:: Stated goal ::
Quote from the first line below through the line that contains "import * as", both included, and leave the pictures out.

:: Material provided ::
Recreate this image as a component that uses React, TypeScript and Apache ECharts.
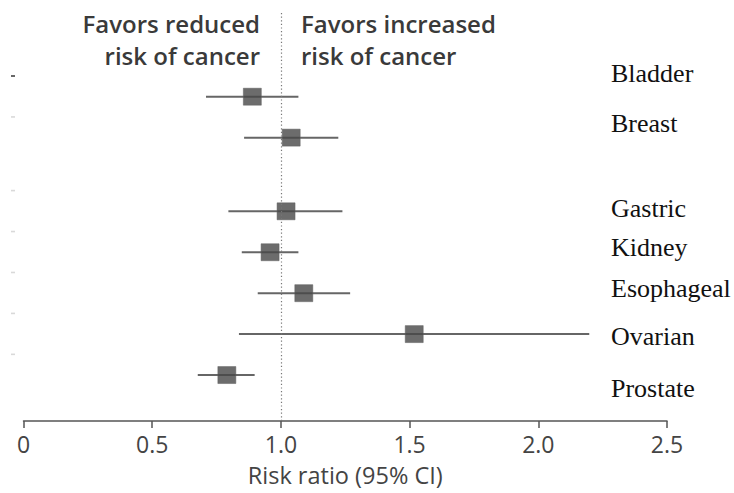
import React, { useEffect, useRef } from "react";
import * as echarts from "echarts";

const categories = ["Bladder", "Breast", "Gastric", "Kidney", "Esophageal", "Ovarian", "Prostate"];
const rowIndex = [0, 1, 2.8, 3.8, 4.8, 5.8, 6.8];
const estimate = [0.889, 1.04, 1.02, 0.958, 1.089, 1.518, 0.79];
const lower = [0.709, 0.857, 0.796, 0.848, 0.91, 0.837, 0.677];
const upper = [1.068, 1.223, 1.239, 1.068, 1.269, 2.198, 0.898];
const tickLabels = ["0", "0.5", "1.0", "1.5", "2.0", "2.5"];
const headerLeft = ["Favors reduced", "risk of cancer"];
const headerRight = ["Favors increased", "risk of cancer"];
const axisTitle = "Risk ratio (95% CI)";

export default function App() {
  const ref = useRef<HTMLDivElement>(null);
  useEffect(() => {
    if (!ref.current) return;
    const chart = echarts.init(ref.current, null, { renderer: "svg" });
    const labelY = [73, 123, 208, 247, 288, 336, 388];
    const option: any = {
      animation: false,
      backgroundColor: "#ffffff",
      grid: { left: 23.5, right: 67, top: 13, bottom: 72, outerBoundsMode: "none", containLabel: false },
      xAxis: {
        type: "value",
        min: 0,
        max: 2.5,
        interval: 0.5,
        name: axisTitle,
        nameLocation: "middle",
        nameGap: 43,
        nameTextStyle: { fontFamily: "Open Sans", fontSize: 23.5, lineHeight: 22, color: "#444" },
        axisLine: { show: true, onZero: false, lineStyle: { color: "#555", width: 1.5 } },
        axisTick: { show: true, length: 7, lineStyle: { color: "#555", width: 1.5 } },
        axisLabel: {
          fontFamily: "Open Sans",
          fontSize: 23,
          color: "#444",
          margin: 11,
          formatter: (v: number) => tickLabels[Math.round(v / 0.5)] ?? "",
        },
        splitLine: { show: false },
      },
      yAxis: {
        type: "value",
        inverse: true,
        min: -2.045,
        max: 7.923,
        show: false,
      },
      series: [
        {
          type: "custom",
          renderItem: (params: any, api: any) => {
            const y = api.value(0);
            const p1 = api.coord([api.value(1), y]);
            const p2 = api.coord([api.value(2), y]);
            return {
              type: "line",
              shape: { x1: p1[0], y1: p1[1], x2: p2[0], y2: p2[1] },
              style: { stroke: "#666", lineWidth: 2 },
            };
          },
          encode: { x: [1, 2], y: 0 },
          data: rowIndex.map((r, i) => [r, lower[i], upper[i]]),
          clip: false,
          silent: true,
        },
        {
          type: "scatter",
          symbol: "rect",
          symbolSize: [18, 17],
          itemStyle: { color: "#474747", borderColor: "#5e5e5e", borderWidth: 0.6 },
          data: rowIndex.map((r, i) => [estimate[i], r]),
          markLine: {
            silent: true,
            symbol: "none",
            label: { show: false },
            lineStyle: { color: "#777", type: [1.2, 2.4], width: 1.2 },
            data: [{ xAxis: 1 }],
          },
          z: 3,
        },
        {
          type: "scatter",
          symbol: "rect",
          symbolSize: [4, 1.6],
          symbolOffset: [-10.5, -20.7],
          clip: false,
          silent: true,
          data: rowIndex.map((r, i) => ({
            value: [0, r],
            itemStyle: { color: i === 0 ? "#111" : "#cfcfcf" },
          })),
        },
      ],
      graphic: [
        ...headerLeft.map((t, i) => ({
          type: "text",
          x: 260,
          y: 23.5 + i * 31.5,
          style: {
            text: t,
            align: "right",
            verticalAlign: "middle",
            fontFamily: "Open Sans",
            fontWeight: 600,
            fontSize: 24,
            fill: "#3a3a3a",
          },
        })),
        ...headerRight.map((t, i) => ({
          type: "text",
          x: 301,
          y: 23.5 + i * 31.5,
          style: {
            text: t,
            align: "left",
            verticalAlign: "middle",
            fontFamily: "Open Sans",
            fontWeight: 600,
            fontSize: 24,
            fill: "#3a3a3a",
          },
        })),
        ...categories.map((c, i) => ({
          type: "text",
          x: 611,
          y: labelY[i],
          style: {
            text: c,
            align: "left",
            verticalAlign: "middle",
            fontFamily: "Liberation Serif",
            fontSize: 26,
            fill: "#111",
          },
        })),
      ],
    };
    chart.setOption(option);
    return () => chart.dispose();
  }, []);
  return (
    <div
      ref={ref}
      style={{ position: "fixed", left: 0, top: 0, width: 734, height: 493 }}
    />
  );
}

:: Full answer ::
Recreate this image as a component that uses React, TypeScript and Apache ECharts.
import React, { useEffect, useRef } from "react";
import * as echarts from "echarts";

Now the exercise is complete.